### TASK
Look through the material and tally each line bearing the word "this". Give only the total.

### PROVIDED INFORMATION
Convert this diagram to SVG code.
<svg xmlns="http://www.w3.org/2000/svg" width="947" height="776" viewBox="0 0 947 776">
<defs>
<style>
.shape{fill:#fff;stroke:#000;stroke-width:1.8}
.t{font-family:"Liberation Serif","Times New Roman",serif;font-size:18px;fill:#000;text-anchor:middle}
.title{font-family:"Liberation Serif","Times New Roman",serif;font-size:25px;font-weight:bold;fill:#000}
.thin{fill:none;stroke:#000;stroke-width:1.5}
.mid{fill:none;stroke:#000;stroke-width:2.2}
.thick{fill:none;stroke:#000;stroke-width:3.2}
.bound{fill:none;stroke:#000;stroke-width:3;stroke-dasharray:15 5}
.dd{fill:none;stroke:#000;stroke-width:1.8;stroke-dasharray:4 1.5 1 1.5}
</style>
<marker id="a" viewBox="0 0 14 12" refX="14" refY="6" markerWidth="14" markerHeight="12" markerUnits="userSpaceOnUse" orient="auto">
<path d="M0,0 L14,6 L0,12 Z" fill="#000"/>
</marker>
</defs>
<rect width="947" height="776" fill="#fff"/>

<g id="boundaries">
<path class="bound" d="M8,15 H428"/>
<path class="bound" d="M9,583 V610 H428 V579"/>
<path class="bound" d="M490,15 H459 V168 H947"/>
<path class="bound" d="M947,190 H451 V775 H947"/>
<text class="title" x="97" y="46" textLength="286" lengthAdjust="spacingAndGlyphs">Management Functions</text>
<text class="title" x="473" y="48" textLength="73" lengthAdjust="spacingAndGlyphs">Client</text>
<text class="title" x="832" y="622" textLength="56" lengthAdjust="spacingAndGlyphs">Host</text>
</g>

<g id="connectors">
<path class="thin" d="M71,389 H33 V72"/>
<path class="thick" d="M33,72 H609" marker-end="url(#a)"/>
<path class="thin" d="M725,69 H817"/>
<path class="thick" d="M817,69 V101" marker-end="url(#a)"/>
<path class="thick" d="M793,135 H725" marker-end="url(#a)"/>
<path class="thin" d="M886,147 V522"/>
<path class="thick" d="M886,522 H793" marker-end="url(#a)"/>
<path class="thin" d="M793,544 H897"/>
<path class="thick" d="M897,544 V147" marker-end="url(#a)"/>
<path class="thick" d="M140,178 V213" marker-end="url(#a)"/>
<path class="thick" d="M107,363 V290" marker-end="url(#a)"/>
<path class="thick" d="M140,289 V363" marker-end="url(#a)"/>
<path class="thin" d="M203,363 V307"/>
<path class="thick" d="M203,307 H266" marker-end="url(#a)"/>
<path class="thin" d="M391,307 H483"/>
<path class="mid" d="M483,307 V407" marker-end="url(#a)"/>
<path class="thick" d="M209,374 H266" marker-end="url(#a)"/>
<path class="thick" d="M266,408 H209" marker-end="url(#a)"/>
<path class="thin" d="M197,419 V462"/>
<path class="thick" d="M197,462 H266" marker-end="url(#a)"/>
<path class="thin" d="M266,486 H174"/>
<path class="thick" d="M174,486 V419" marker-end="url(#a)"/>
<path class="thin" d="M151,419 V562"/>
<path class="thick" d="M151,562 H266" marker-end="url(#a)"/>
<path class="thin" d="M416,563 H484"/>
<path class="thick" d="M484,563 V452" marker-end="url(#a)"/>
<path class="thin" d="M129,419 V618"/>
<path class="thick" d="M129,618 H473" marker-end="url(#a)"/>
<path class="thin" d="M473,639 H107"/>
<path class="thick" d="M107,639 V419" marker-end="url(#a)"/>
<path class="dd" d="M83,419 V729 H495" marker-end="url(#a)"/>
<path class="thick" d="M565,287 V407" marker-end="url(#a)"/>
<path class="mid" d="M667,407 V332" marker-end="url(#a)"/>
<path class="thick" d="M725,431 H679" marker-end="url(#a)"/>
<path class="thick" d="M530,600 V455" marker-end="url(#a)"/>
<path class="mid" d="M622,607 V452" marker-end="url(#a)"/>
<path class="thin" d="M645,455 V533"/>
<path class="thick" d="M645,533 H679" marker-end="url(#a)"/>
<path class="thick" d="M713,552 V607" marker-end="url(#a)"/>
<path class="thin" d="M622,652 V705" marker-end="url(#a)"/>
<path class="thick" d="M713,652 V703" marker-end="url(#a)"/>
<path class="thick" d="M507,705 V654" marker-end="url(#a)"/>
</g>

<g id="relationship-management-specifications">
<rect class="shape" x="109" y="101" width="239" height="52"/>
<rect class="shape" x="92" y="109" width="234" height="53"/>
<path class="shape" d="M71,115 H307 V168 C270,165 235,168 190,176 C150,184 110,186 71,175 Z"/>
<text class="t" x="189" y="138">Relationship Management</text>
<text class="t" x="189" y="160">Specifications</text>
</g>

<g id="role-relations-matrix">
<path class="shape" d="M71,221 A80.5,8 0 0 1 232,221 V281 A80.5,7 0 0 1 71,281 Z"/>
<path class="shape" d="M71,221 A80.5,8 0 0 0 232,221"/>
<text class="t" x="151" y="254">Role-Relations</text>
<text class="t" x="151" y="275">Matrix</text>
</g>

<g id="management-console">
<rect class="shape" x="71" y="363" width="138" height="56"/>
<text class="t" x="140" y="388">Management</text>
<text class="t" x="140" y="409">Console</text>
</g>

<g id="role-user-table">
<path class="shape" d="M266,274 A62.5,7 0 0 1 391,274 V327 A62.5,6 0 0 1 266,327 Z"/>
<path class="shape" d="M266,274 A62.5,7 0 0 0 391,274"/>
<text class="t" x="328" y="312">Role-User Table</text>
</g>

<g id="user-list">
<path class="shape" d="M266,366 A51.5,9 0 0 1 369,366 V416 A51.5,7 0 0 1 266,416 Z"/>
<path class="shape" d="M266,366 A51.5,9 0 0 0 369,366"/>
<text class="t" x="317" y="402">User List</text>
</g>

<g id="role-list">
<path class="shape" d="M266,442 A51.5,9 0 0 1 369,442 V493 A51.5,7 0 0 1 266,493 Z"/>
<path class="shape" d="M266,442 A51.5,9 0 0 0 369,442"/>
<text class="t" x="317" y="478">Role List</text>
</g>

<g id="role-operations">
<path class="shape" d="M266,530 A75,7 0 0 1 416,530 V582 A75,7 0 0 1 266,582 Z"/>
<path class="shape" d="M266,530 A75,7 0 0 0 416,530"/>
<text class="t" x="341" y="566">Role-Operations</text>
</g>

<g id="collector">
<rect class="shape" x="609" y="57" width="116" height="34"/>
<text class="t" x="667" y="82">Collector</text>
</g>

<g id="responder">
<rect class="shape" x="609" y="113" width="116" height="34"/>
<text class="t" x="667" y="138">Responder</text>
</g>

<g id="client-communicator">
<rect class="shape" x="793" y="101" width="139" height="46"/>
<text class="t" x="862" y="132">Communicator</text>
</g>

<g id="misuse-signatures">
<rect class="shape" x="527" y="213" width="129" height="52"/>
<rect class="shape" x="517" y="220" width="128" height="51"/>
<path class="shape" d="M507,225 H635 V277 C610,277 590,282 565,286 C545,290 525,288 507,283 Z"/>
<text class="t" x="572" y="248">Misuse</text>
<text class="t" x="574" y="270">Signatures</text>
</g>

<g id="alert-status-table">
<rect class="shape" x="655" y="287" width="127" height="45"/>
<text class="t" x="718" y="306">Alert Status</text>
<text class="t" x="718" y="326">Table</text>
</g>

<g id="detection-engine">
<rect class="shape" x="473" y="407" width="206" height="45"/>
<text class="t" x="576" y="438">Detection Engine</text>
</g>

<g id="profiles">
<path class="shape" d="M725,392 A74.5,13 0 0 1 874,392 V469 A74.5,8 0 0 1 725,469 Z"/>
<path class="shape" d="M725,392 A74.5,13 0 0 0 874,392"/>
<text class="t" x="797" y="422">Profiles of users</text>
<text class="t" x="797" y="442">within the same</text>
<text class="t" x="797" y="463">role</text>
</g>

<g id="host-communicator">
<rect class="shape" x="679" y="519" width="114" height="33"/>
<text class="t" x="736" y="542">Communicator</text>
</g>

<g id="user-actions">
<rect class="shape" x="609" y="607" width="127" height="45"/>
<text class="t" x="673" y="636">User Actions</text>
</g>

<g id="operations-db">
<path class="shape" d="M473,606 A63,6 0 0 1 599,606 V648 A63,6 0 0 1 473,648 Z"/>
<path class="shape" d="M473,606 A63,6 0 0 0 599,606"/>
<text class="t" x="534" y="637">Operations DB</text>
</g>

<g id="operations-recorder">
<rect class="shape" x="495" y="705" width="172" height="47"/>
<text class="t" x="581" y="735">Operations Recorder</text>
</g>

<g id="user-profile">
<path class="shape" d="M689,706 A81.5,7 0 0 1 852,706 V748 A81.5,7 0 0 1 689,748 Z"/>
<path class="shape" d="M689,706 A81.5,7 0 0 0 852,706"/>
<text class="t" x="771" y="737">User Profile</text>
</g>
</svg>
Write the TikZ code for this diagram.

### EXERCISE RESULT
2